*Stated task*
Give the listing again exactly, omitting its images.

*Given material*
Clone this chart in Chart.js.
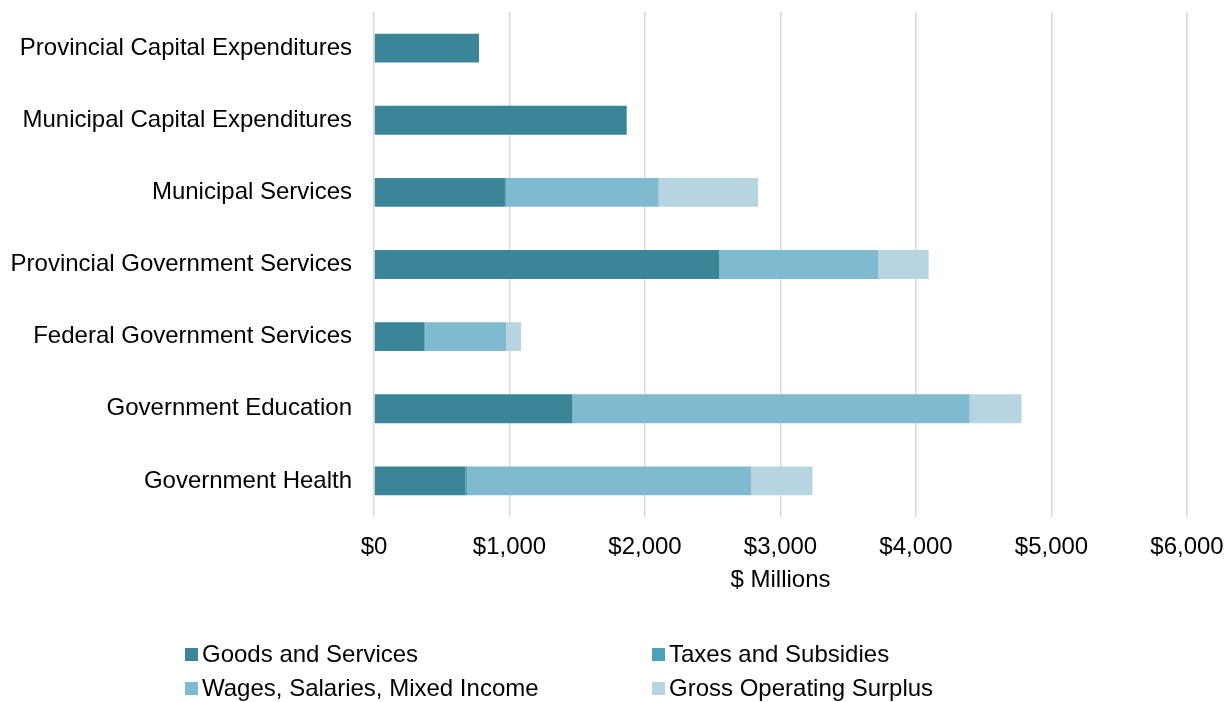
<!DOCTYPE html>
<html>
<head>
<meta charset="utf-8">
<title>Government spending by component</title>
<script src="https://cdn.jsdelivr.net/npm/chart.js@4/dist/chart.umd.min.js"></script>
<style>
  body { margin: 0; background: #fff; }
</style>
</head>
<body>
<canvas id="spendChart" width="1228" height="702"></canvas>
<script>
// --- data ($ millions) ---
const categories = [
    'Provincial Capital Expenditures',
    'Municipal Capital Expenditures',
    'Municipal Services',
    'Provincial Government Services',
    'Federal Government Services',
    'Government Education',
    'Government Health'
];
const goodsServices  = [775, 1865, 966, 2546, 370, 1462, 673];
const taxesSubsidies = [0, 0, 10, 5, 8, 5, 15];
const wagesIncome    = [0, 0, 1125, 1170, 596, 2929, 2096];
const grossSurplus   = [0, 0, 733, 372, 112, 383, 452];
const xTickValues    = [0, 1000, 2000, 3000, 4000, 5000, 6000];

const FONT = '"Liberation Sans", Arial, sans-serif';
const TEXT = '#000';

// two-column legend under the axis title
const gridLegend = {
    id: 'gridLegend',
    afterDraw(chart) {
        const ctx = chart.ctx;
        const cols = [185, 652];
        const rows = [655, 689];
        ctx.save();
        ctx.font = '24px ' + FONT;
        ctx.textBaseline = 'middle';
        ctx.textAlign = 'left';
        chart.data.datasets.forEach((ds, i) => {
            const x = cols[i % 2];
            const y = rows[Math.floor(i / 2)];
            ctx.fillStyle = ds.backgroundColor;
            ctx.fillRect(x, y - 7, 13, 13);
            ctx.fillStyle = TEXT;
            ctx.fillText(ds.label, x + 17, y);
        });
        ctx.restore();
    }
};

const ctx = document.getElementById('spendChart').getContext('2d');
const spendChart = new Chart(ctx, {
    type: 'bar',
    data: {
        labels: categories,
        datasets: [
            { label: 'Goods and Services', data: goodsServices, backgroundColor: '#3a8598' },
            { label: 'Taxes and Subsidies', data: taxesSubsidies, backgroundColor: '#4ba2b7' },
            { label: 'Wages, Salaries, Mixed Income', data: wagesIncome, backgroundColor: '#7fbad0' },
            { label: 'Gross Operating Surplus', data: grossSurplus, backgroundColor: '#b7d5e0' }
        ]
    },
    options: {
        indexAxis: 'y',
        responsive: false,
        animation: false,
        devicePixelRatio: 1,
        barPercentage: 0.4,
        categoryPercentage: 1.0,
        layout: { padding: { top: 12, right: 41, bottom: 107, left: 0 } },
        plugins: {
            legend: { display: false },
            tooltip: { enabled: false }
        },
        scales: {
            x: {
                stacked: true,
                min: 0,
                max: 6000,
                afterBuildTicks: s => { s.ticks = xTickValues.map(v => ({ value: v })); },
                afterFit: s => {
                    s.height = 78;
                    s.paddingLeft = 0;
                    s.paddingRight = 0;
                },
                grid: { color: '#d9d9d9', lineWidth: 1.5, drawTicks: false },
                border: { display: false },
                ticks: {
                    padding: 16,
                    color: TEXT,
                    font: { family: FONT, size: 24 },
                    callback: v => '$' + v.toLocaleString('en-US')
                },
                title: {
                    display: true,
                    text: '$ Millions',
                    color: TEXT,
                    padding: 0,
                    font: { family: FONT, size: 24 }
                }
            },
            y: {
                stacked: true,
                afterFit: s => {
                    s.width = 374;
                    s.paddingTop = 0;
                    s.paddingBottom = 0;
                },
                grid: { display: false, drawTicks: false },
                border: { display: false },
                ticks: {
                    padding: 22,
                    color: TEXT,
                    font: { family: FONT, size: 24 }
                }
            }
        }
    },
    plugins: [gridLegend]
});
</script>
</body>
</html>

*Full output*
Clone this chart in Chart.js.
<!DOCTYPE html>
<html>
<head>
<meta charset="utf-8">
<title>Government spending by component</title>
<script src="https://cdn.jsdelivr.net/npm/chart.js@4/dist/chart.umd.min.js"></script>
<style>
  body { margin: 0; background: #fff; }
</style>
</head>
<body>
<canvas id="spendChart" width="1228" height="702"></canvas>
<script>
// --- data ($ millions) ---
const categories = [
    'Provincial Capital Expenditures',
    'Municipal Capital Expenditures',
    'Municipal Services',
    'Provincial Government Services',
    'Federal Government Services',
    'Government Education',
    'Government Health'
];
const goodsServices  = [775, 1865, 966, 2546, 370, 1462, 673];
const taxesSubsidies = [0, 0, 10, 5, 8, 5, 15];
const wagesIncome    = [0, 0, 1125, 1170, 596, 2929, 2096];
const grossSurplus   = [0, 0, 733, 372, 112, 383, 452];
const xTickValues    = [0, 1000, 2000, 3000, 4000, 5000, 6000];

const FONT = '"Liberation Sans", Arial, sans-serif';
const TEXT = '#000';

// two-column legend under the axis title
const gridLegend = {
    id: 'gridLegend',
    afterDraw(chart) {
        const ctx = chart.ctx;
        const cols = [185, 652];
        const rows = [655, 689];
        ctx.save();
        ctx.font = '24px ' + FONT;
        ctx.textBaseline = 'middle';
        ctx.textAlign = 'left';
        chart.data.datasets.forEach((ds, i) => {
            const x = cols[i % 2];
            const y = rows[Math.floor(i / 2)];
            ctx.fillStyle = ds.backgroundColor;
            ctx.fillRect(x, y - 7, 13, 13);
            ctx.fillStyle = TEXT;
            ctx.fillText(ds.label, x + 17, y);
        });
        ctx.restore();
    }
};

const ctx = document.getElementById('spendChart').getContext('2d');
const spendChart = new Chart(ctx, {
    type: 'bar',
    data: {
        labels: categories,
        datasets: [
            { label: 'Goods and Services', data: goodsServices, backgroundColor: '#3a8598' },
            { label: 'Taxes and Subsidies', data: taxesSubsidies, backgroundColor: '#4ba2b7' },
            { label: 'Wages, Salaries, Mixed Income', data: wagesIncome, backgroundColor: '#7fbad0' },
            { label: 'Gross Operating Surplus', data: grossSurplus, backgroundColor: '#b7d5e0' }
        ]
    },
    options: {
        indexAxis: 'y',
        responsive: false,
        animation: false,
        devicePixelRatio: 1,
        barPercentage: 0.4,
        categoryPercentage: 1.0,
        layout: { padding: { top: 12, right: 41, bottom: 107, left: 0 } },
        plugins: {
            legend: { display: false },
            tooltip: { enabled: false }
        },
        scales: {
            x: {
                stacked: true,
                min: 0,
                max: 6000,
                afterBuildTicks: s => { s.ticks = xTickValues.map(v => ({ value: v })); },
                afterFit: s => {
                    s.height = 78;
                    s.paddingLeft = 0;
                    s.paddingRight = 0;
                },
                grid: { color: '#d9d9d9', lineWidth: 1.5, drawTicks: false },
                border: { display: false },
                ticks: {
                    padding: 16,
                    color: TEXT,
                    font: { family: FONT, size: 24 },
                    callback: v => '$' + v.toLocaleString('en-US')
                },
                title: {
                    display: true,
                    text: '$ Millions',
                    color: TEXT,
                    padding: 0,
                    font: { family: FONT, size: 24 }
                }
            },
            y: {
                stacked: true,
                afterFit: s => {
                    s.width = 374;
                    s.paddingTop = 0;
                    s.paddingBottom = 0;
                },
                grid: { display: false, drawTicks: false },
                border: { display: false },
                ticks: {
                    padding: 22,
                    color: TEXT,
                    font: { family: FONT, size: 24 }
                }
            }
        }
    },
    plugins: [gridLegend]
});
</script>
</body>
</html>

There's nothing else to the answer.